Una ventaja de ser escritor es que puedes imaginar lo invisible, concebir aquello que no llegas a ver. Y me imagino lo que esas mujeres habrán vivido a lo largo de los años, las muchas ocasiones anteriores cuando se enfrentaron a las fuerzas del orden que se disponían a moverlas, desalojarlas, quitarles el abrigo de su hogar, a menudo improvisado. Los atropellos y empujones, las patadas y golpizas, y quizás hasta las violaciones. En suma todo lo que se requiere, acumulado durante años, para generar un odio de ese tamaño. Una cólera volcánica. La rabia atragantada para que una mujer, madre de familia, con su pequeño hijo atado al lomo, expuesto al peligro de recibir un balazo de goma como un proyectil letal, recoja y tire piedras, sin protección alguna, contra tropas armadas hasta los dientes y guarnecidas con indumentaria antidisturbios.

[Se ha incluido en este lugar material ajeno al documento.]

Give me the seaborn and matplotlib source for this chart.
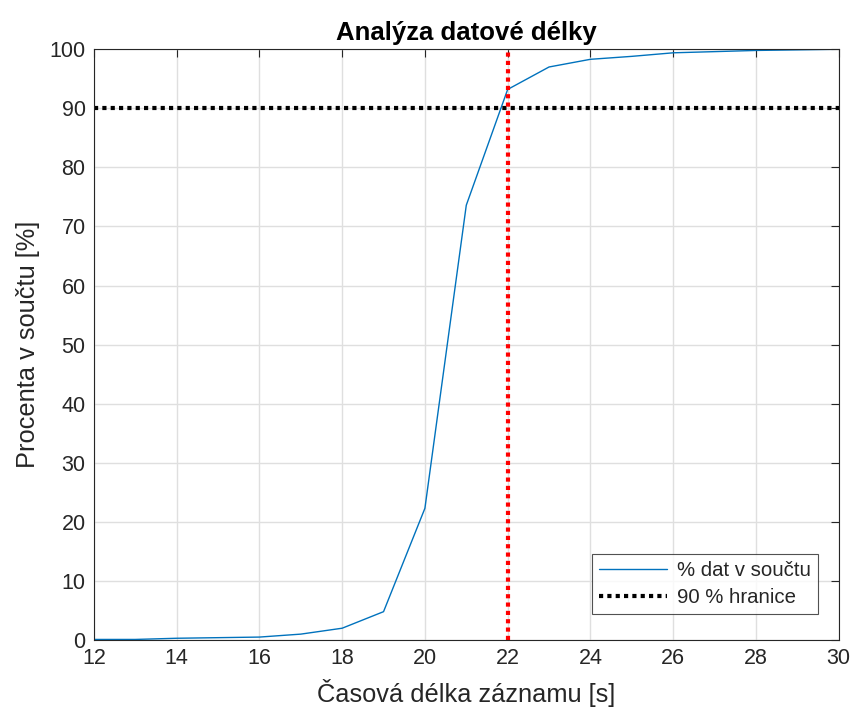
import numpy as np
import pandas as pd
import matplotlib
matplotlib.use("Agg")
import matplotlib.pyplot as plt
import seaborn as sns

# Data
delka = [12, 13, 14, 15, 16, 17, 18, 19, 20, 21, 22, 23, 24, 25, 26, 27, 28, 29, 30]
procenta = [0.1, 0.1, 0.3, 0.4, 0.5, 1.0, 2.0, 4.8, 22.3, 73.6, 93.2, 97.0, 98.3, 98.8, 99.4, 99.6, 99.8, 99.9, 100.0]
hranice = 90
mez_delky = 22

df = pd.DataFrame({"delka": delka, "procenta": procenta})

sns.set_style("white")
plt.rcParams['font.family'] = ['Liberation Sans', 'DejaVu Sans']

fig = plt.figure(figsize=(8.54, 7.14), dpi=100)
ax = fig.add_axes([0.110, 0.1036, 0.872, 0.8274])

sns.lineplot(data=df, x="delka", y="procenta", ax=ax, color="#0072BD",
             linewidth=1.0, label="% dat v součtu")
ax.axhline(hranice, color="black", linestyle=(0, (1, 1)), linewidth=3,
           label="90 % hranice")
ax.axvline(mez_delky, color="#FF0000", linestyle=(0, (1, 1)), linewidth=3)

ax.set_xlim(12, 30)
ax.set_ylim(0, 100)
ax.set_xticks(np.arange(12, 31, 2))
ax.set_yticks(np.arange(0, 101, 10))
ax.grid(True, color="#dfdfdf", linewidth=1)
ax.set_axisbelow(True)

for s in ax.spines.values():
    s.set_color("#262626")
    s.set_linewidth(0.8)
ax.tick_params(direction="in", length=6, width=0.8, colors="#262626",
               labelsize=15.5, top=True, right=True, pad=6)
for lab in ax.get_xticklabels() + ax.get_yticklabels():
    lab.set_color("#262626")

ax.set_xlabel("Časová délka záznamu [s]", fontsize=18.3, color="#262626", labelpad=7)
ax.set_ylabel("Procenta v součtu [%]", fontsize=18.3, color="#262626", labelpad=7)
ax.set_title("Analýza datové délky", fontsize=18.5, fontweight="bold",
             color="black", pad=7)

leg = ax.legend(loc="lower right", bbox_to_anchor=(0.972, 0.044), fontsize=14.7,
                frameon=True, fancybox=False, edgecolor="#262626",
                borderpad=0.35, borderaxespad=0, handlelength=3.3,
                handletextpad=0.5, labelspacing=0.4)
leg.get_frame().set_linewidth(0.8)

fig.savefig("out.png", dpi=100)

Me pregunto qué cosas habrán vivido esas mujeres para llegar a ese extremo. Para tener esa ira en carne viva. Y me imagino lo que yo tendría que haber vivido para exponer a mis propias hijas a ese peligro, para tener a una de ellas, cuando era apenas una bebé de meses o pocos años, sujeta a mi espalda, y aun así arrojarme a combatir a la policía, enfrentarme a las autoridades y tirarles piedras.
Los invito a que hagan ese ejercicio. Quienes tienen hijos, que recuerden cuando sus propias criaturas eran infantes y se imaginen lo que cada uno habrá tenido que vivir; el calibre de abusos, golpes, humillaciones y frustraciones, violencias de todo orden, no solo para enfrentarse a los temibles agentes del orden, sino para hacerlo con sus hijos amarrados al lomo. Y la respuesta tiene que ser escalofriante.
Repito: algo me dice que aquí hay un mensaje que debemos descifrar. Uno importante. Porque aunque trate y trate no logro sacarme esa imagen de la cabeza, pero enseguida algo me dice que no lo debo hacer. Que no la debo olvidar. Nunca. Que ningún colombiano la debe ignorar. Que hay páginas que no se deben pasar. Que se trata de una verdad, dura y cruda como tantas de la condición humana, que cada uno de nosotros debe aprender. O al menos imaginar. Porque es algo esencial. Y es escalofriante.